- Given exercise -
Copy the listing verbatim, excluding any images found in it.

Charts and diagrams as code:
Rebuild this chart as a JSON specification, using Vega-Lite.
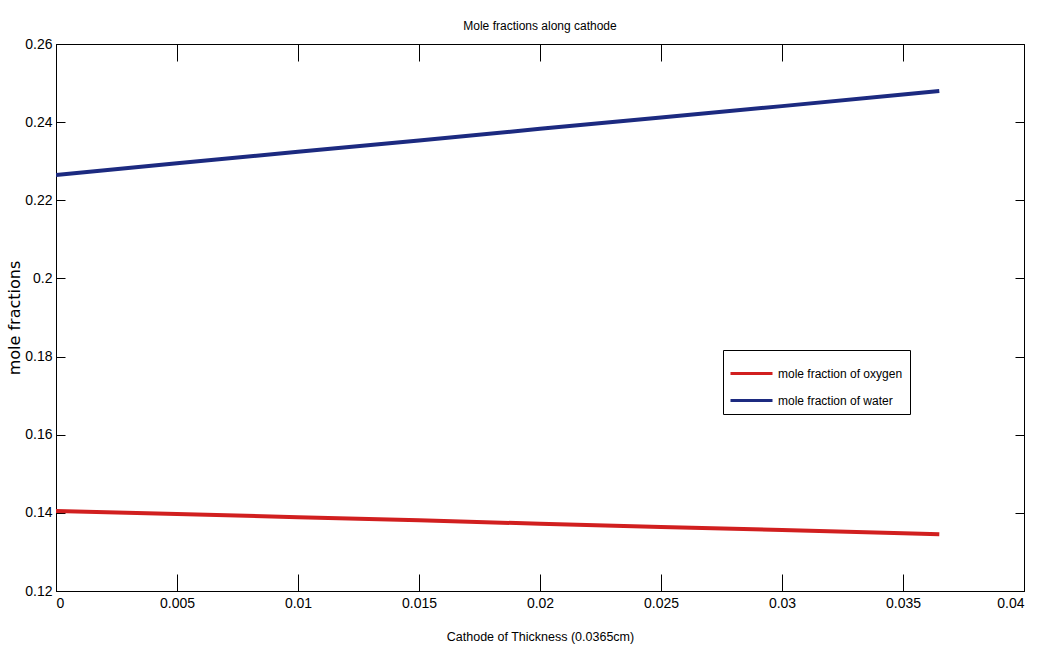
{
  "$schema": "https://vega.github.io/schema/vega-lite/v6.json",
  "width": 968,
  "height": 547,
  "autosize": {"type": "none"},
  "padding": {"left": 56, "top": 44, "right": 22, "bottom": 59},
  "background": "white",
  "config": {
    "view": {"stroke": "black", "strokeWidth": 1},
    "font": "Liberation Sans, sans-serif",
    "axis": {
      "domainColor": "black",
      "tickColor": "black",
      "labelColor": "black",
      "titleColor": "black",
      "grid": false,
      "labelFont": "Liberation Sans, sans-serif",
      "labelFontSize": 14,
      "titleFontWeight": "normal"
    }
  },
  "title": {
    "text": "Mole fractions along cathode",
    "font": "Liberation Sans, sans-serif",
    "fontSize": 12,
    "fontWeight": "normal",
    "color": "black",
    "anchor": "middle",
    "offset": 4
  },
  "data": {
    "values": [
      {"x": 0, "y": 0.1405, "series": "mole fraction of oxygen"},
      {"x": 0.005, "y": 0.1397, "series": "mole fraction of oxygen"},
      {"x": 0.01, "y": 0.1389, "series": "mole fraction of oxygen"},
      {"x": 0.015, "y": 0.1381, "series": "mole fraction of oxygen"},
      {"x": 0.02, "y": 0.1372, "series": "mole fraction of oxygen"},
      {"x": 0.025, "y": 0.1364, "series": "mole fraction of oxygen"},
      {"x": 0.03, "y": 0.1356, "series": "mole fraction of oxygen"},
      {"x": 0.035, "y": 0.1348, "series": "mole fraction of oxygen"},
      {"x": 0.0365, "y": 0.1345, "series": "mole fraction of oxygen"},
      {"x": 0, "y": 0.2265, "series": "mole fraction of water"},
      {"x": 0.005, "y": 0.2295, "series": "mole fraction of water"},
      {"x": 0.01, "y": 0.2324, "series": "mole fraction of water"},
      {"x": 0.015, "y": 0.2353, "series": "mole fraction of water"},
      {"x": 0.02, "y": 0.2383, "series": "mole fraction of water"},
      {"x": 0.025, "y": 0.2412, "series": "mole fraction of water"},
      {"x": 0.03, "y": 0.2441, "series": "mole fraction of water"},
      {"x": 0.035, "y": 0.2471, "series": "mole fraction of water"},
      {"x": 0.0365, "y": 0.248, "series": "mole fraction of water"}
    ]
  },
  "layer": [
    {
      "mark": {"type": "line", "strokeWidth": 4, "clip": true},
      "encoding": {
        "x": {
          "field": "x", "type": "quantitative",
          "scale": {"domain": [0, 0.04], "nice": false, "zero": false},
          "axis": {
            "orient": "bottom",
            "values": [0, 0.005, 0.01, 0.015, 0.02, 0.025, 0.03, 0.035, 0.04],
            "format": "~g",
            "tickSize": -17,
            "labelPadding": 22,
            "title": "Cathode of Thickness (0.0365cm)",
            "titleFont": "Liberation Sans, sans-serif",
            "titleFontSize": 12.5,
            "titlePadding": 20
          }
        },
        "y": {
          "field": "y", "type": "quantitative",
          "scale": {"domain": [0.12, 0.26], "nice": false, "zero": false},
          "axis": {
            "orient": "left",
            "values": [0.12, 0.14, 0.16, 0.18, 0.2, 0.22, 0.24, 0.26],
            "format": "~g",
            "tickSize": -9,
            "labelPadding": 13,
            "title": "mole fractions",
            "titleFont": "DejaVu Sans, sans-serif",
            "titleFontSize": 16,
            "titlePadding": 2
          }
        },
        "color": {
          "field": "series", "type": "nominal",
          "scale": {
            "domain": ["mole fraction of oxygen", "mole fraction of water"],
            "range": ["#d11f1f", "#1c2a80"]
          },
          "legend": {
            "orient": "none",
            "legendX": 667,
            "legendY": 306,
            "title": null,
            "symbolType": "M-1.4,0H1.4",
            "symbolSize": 900,
            "symbolStrokeWidth": 3,
            "symbolOffset": 5,
            "labelFont": "Liberation Sans, sans-serif",
            "labelFontSize": 12,
            "labelColor": "black",
            "labelOffset": 10,
            "rowPadding": 4,
            "padding": 7,
            "strokeColor": "black",
            "fillColor": "white",
            "labelLimit": 300
          }
        }
      }
    },
    {
      "mark": {"type": "point", "opacity": 0},
      "encoding": {
        "x": {
          "field": "x", "type": "quantitative",
          "axis": {
            "orient": "top",
            "values": [0, 0.005, 0.01, 0.015, 0.02, 0.025, 0.03, 0.035, 0.04],
            "labels": false, "domain": false,
            "tickSize": -17, "title": null
          }
        },
        "y": {
          "field": "y", "type": "quantitative",
          "axis": {
            "orient": "right",
            "values": [0.12, 0.14, 0.16, 0.18, 0.2, 0.22, 0.24, 0.26],
            "labels": false, "domain": false,
            "tickSize": -9, "title": null
          }
        }
      }
    }
  ],
  "resolve": {"axis": {"x": "independent", "y": "independent"}}
}
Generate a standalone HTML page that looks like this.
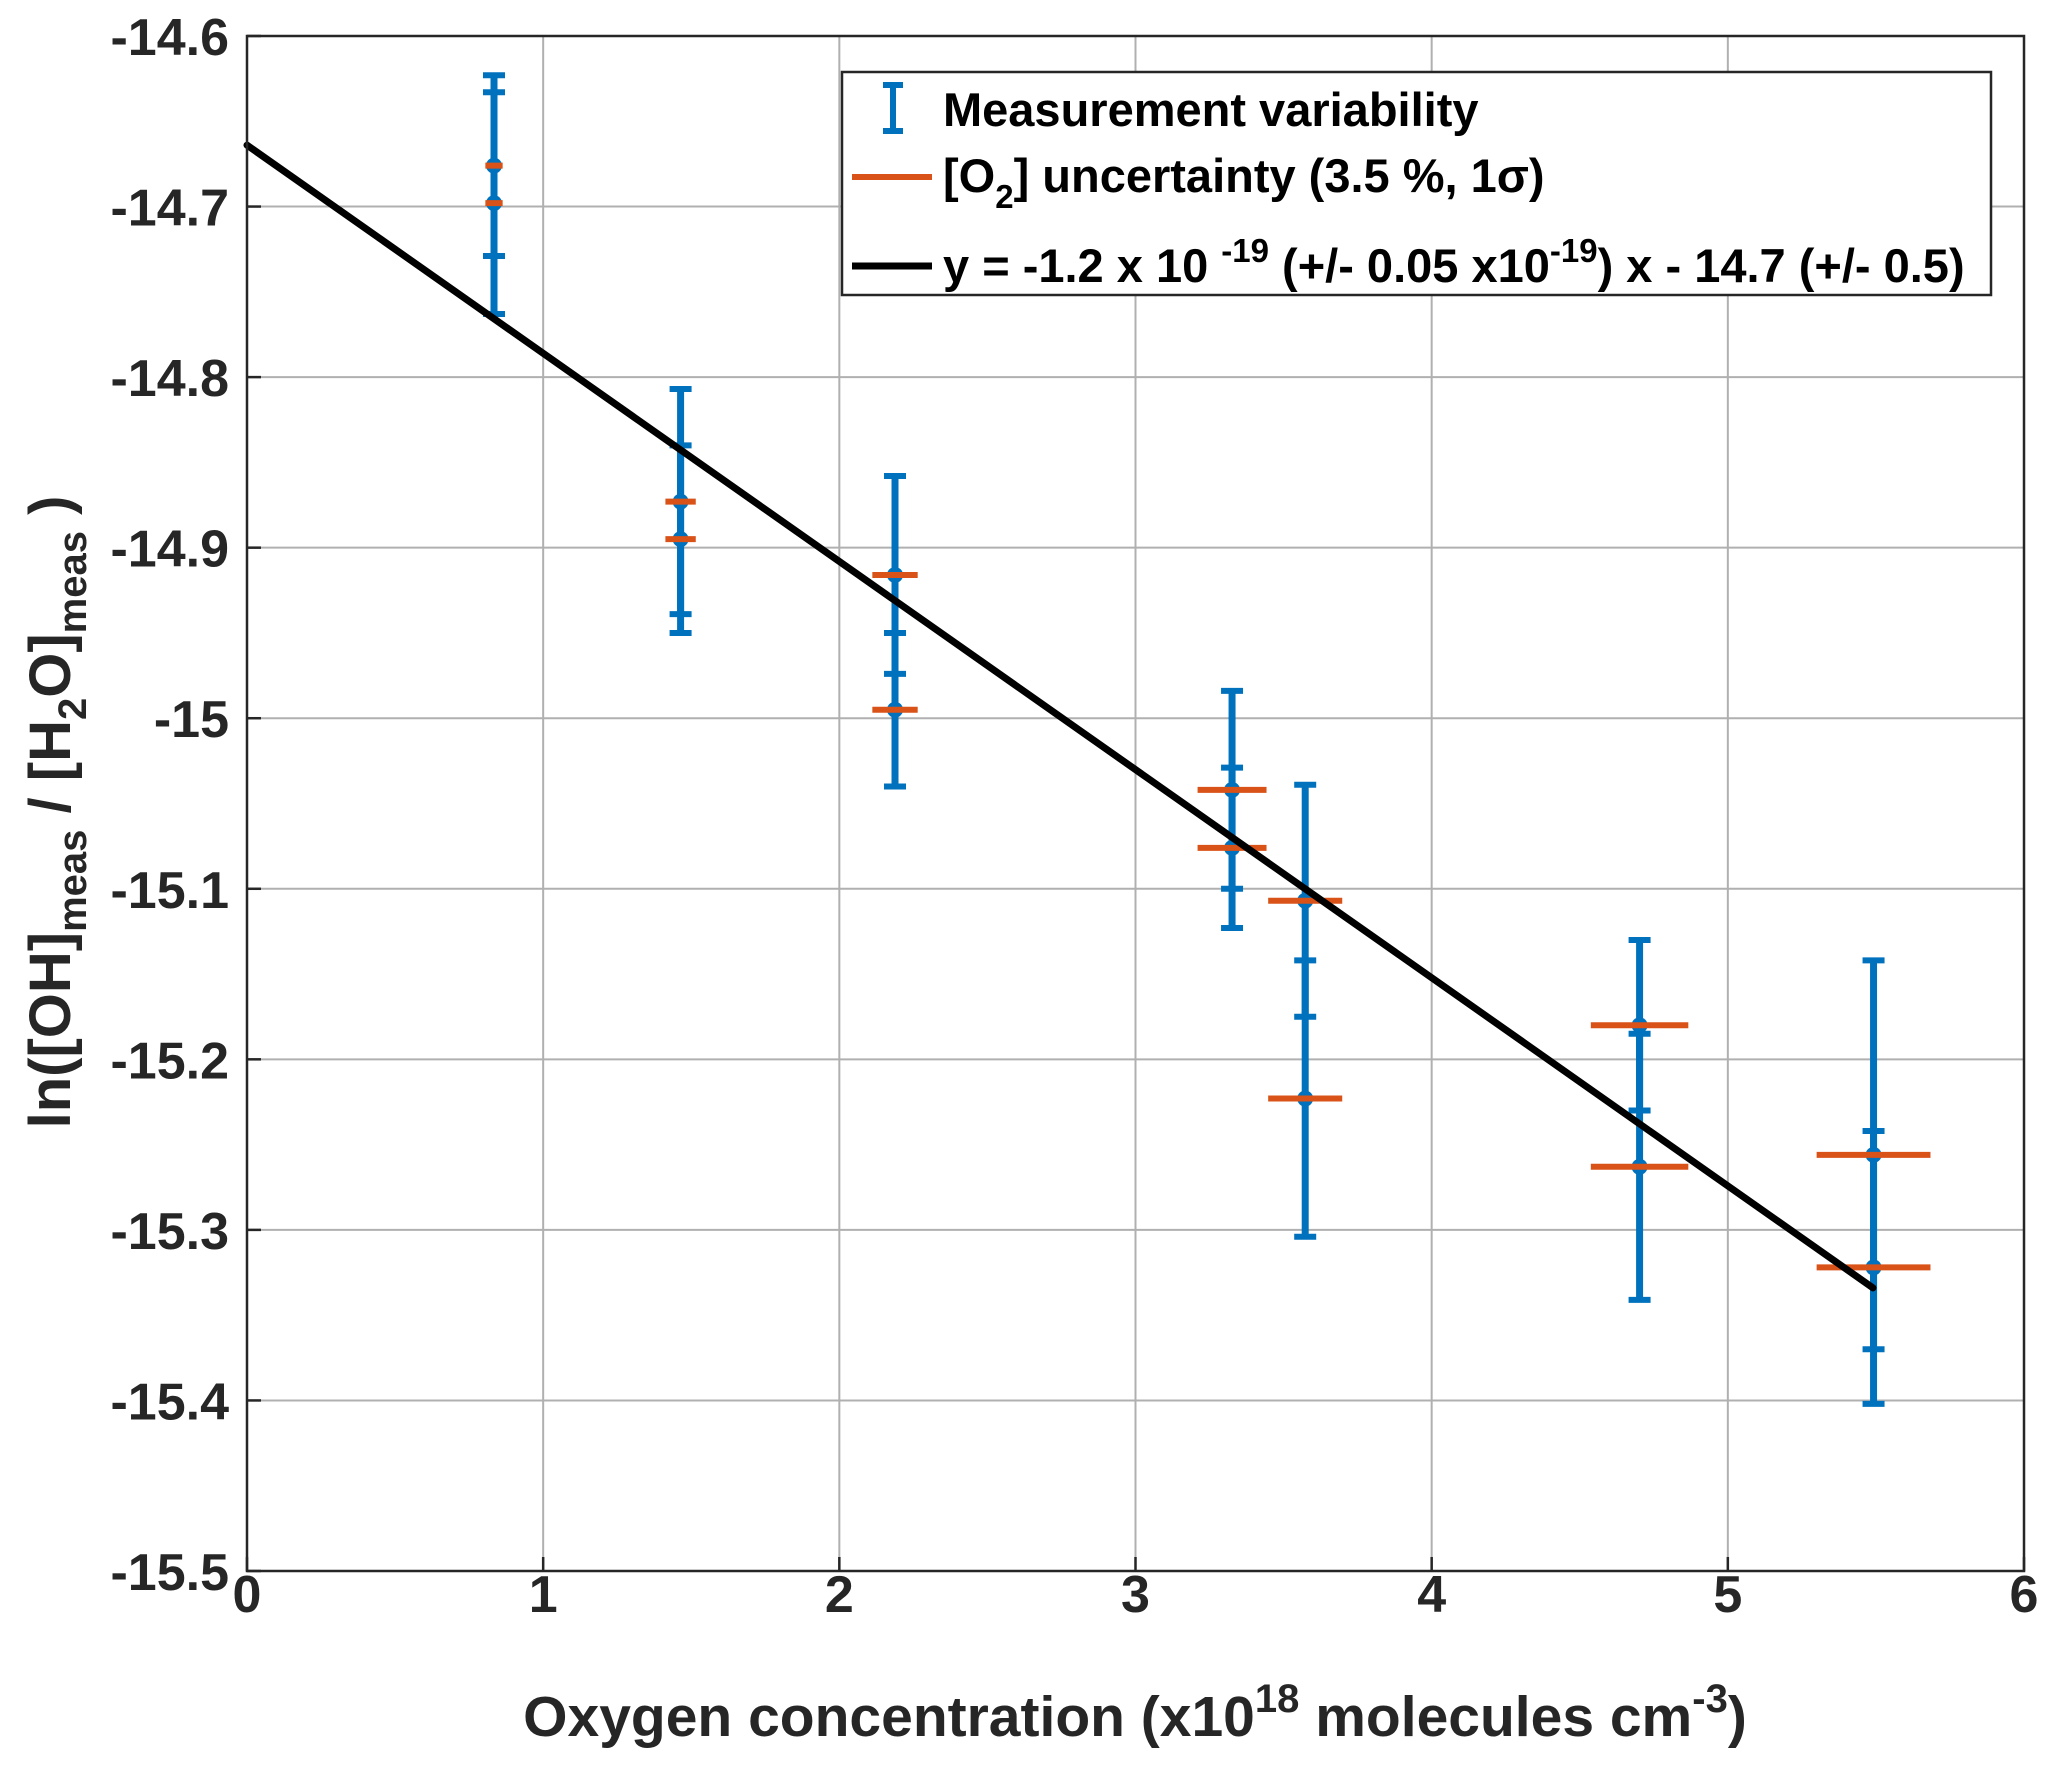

- Answer in full -
Rebuild this chart as a JSON specification, using Vega-Lite.
{
  "$schema": "https://vega.github.io/schema/vega-lite/v6.json",
  "width": 968,
  "height": 547,
  "autosize": {"type": "none"},
  "padding": {"left": 56, "top": 44, "right": 22, "bottom": 59},
  "background": "white",
  "config": {
    "view": {"stroke": "black", "strokeWidth": 1},
    "font": "Liberation Sans, sans-serif",
    "axis": {
      "domainColor": "black",
      "tickColor": "black",
      "labelColor": "black",
      "titleColor": "black",
      "grid": false,
      "labelFont": "Liberation Sans, sans-serif",
      "labelFontSize": 14,
      "titleFontWeight": "normal"
    }
  },
  "title": {
    "text": "Mole fractions along cathode",
    "font": "Liberation Sans, sans-serif",
    "fontSize": 12,
    "fontWeight": "normal",
    "color": "black",
    "anchor": "middle",
    "offset": 4
  },
  "data": {
    "values": [
      {"x": 0, "y": 0.1405, "series": "mole fraction of oxygen"},
      {"x": 0.005, "y": 0.1397, "series": "mole fraction of oxygen"},
      {"x": 0.01, "y": 0.1389, "series": "mole fraction of oxygen"},
      {"x": 0.015, "y": 0.1381, "series": "mole fraction of oxygen"},
      {"x": 0.02, "y": 0.1372, "series": "mole fraction of oxygen"},
      {"x": 0.025, "y": 0.1364, "series": "mole fraction of oxygen"},
      {"x": 0.03, "y": 0.1356, "series": "mole fraction of oxygen"},
      {"x": 0.035, "y": 0.1348, "series": "mole fraction of oxygen"},
      {"x": 0.0365, "y": 0.1345, "series": "mole fraction of oxygen"},
      {"x": 0, "y": 0.2265, "series": "mole fraction of water"},
      {"x": 0.005, "y": 0.2295, "series": "mole fraction of water"},
      {"x": 0.01, "y": 0.2324, "series": "mole fraction of water"},
      {"x": 0.015, "y": 0.2353, "series": "mole fraction of water"},
      {"x": 0.02, "y": 0.2383, "series": "mole fraction of water"},
      {"x": 0.025, "y": 0.2412, "series": "mole fraction of water"},
      {"x": 0.03, "y": 0.2441, "series": "mole fraction of water"},
      {"x": 0.035, "y": 0.2471, "series": "mole fraction of water"},
      {"x": 0.0365, "y": 0.248, "series": "mole fraction of water"}
    ]
  },
  "layer": [
    {
      "mark": {"type": "line", "strokeWidth": 4, "clip": true},
      "encoding": {
        "x": {
          "field": "x", "type": "quantitative",
          "scale": {"domain": [0, 0.04], "nice": false, "zero": false},
          "axis": {
            "orient": "bottom",
            "values": [0, 0.005, 0.01, 0.015, 0.02, 0.025, 0.03, 0.035, 0.04],
            "format": "~g",
            "tickSize": -17,
            "labelPadding": 22,
            "title": "Cathode of Thickness (0.0365cm)",
            "titleFont": "Liberation Sans, sans-serif",
            "titleFontSize": 12.5,
            "titlePadding": 20
          }
        },
        "y": {
          "field": "y", "type": "quantitative",
          "scale": {"domain": [0.12, 0.26], "nice": false, "zero": false},
          "axis": {
            "orient": "left",
            "values": [0.12, 0.14, 0.16, 0.18, 0.2, 0.22, 0.24, 0.26],
            "format": "~g",
            "tickSize": -9,
            "labelPadding": 13,
            "title": "mole fractions",
            "titleFont": "DejaVu Sans, sans-serif",
            "titleFontSize": 16,
            "titlePadding": 2
          }
        },
        "color": {
          "field": "series", "type": "nominal",
          "scale": {
            "domain": ["mole fraction of oxygen", "mole fraction of water"],
            "range": ["#d11f1f", "#1c2a80"]
          },
          "legend": {
            "orient": "none",
            "legendX": 667,
            "legendY": 306,
            "title": null,
            "symbolType": "M-1.4,0H1.4",
            "symbolSize": 900,
            "symbolStrokeWidth": 3,
            "symbolOffset": 5,
            "labelFont": "Liberation Sans, sans-serif",
            "labelFontSize": 12,
            "labelColor": "black",
            "labelOffset": 10,
            "rowPadding": 4,
            "padding": 7,
            "strokeColor": "black",
            "fillColor": "white",
            "labelLimit": 300
          }
        }
      }
    },
    {
      "mark": {"type": "point", "opacity": 0},
      "encoding": {
        "x": {
          "field": "x", "type": "quantitative",
          "axis": {
            "orient": "top",
            "values": [0, 0.005, 0.01, 0.015, 0.02, 0.025, 0.03, 0.035, 0.04],
            "labels": false, "domain": false,
            "tickSize": -17, "title": null
          }
        },
        "y": {
          "field": "y", "type": "quantitative",
          "axis": {
            "orient": "right",
            "values": [0.12, 0.14, 0.16, 0.18, 0.2, 0.22, 0.24, 0.26],
            "labels": false, "domain": false,
            "tickSize": -9, "title": null
          }
        }
      }
    }
  ],
  "resolve": {"axis": {"x": "independent", "y": "independent"}}
}
Generate a standalone HTML page that looks like this.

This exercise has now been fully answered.